In order to read the Gospel of St. John with some intelligence, it is necessary to understand its purpose and its plan. For in the whole range of literature there is no composition which is a more perfect work of art, or which more rigidly excludes whatever does not subserve its main end. From the first word to the last there is no paragraph, sentence, or expression which is out of its place, or with which we could dispense. Part hangs together with part in perfect balance. The sequence may at times be obscure, but sequence there always is. The relevancy of this or that remark may not at first sight be apparent, but irrelevancy is impossible to this writer.

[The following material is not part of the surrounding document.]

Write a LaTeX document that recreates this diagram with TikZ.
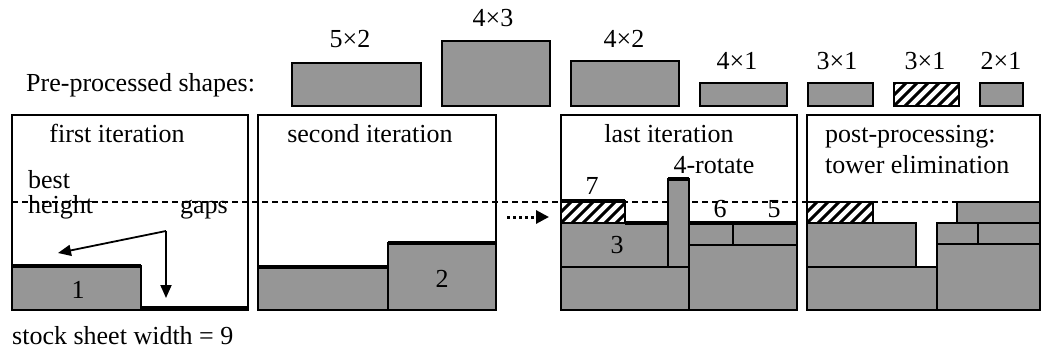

The object which the Evangelist had in view in writing this Gospel we are not left to find out for ourselves. He explicitly says that his purpose in writing was to promote the belief that “Jesus is the Christ, the Son of God” (chap. xx. 31). This purpose, he judges, he will best accomplish, not by writing an essay, nor by framing an abstract argument in advocacy of the claims of Jesus, but by reproducing in his Gospel those manifestations of His glory which elicited faith in the first disciples and in others. That which had produced faith in his own case and in that of his fellow-disciples, will, he thinks, if fairly set before men, produce faith in them also. He relates, therefore, with the utmost simplicity of language, the scenes in which Jesus seemed to him most significantly to have revealed His power and His goodness, and most forcibly to have demonstrated that the Father was in Him. At the same time he keeps steadily in view the circumstance that these manifestations had not always produced faith, but that alongside of a growing faith there ran an increasing unbelief which at length assumed the form of hostility and outrage. This unbelief he feels called upon to account for. He feels called upon to demonstrate that its true reason lay, not in the inadequacy of Christ’s manifestations, but in the unreasonable and unspiritual requirements of the unbelieving, and in their alienation from God. The Gospel thus forms the primary apologetic, which by its very simplicity and closeness to reality touches at every point the underlying causes and principles of faith and unbelief.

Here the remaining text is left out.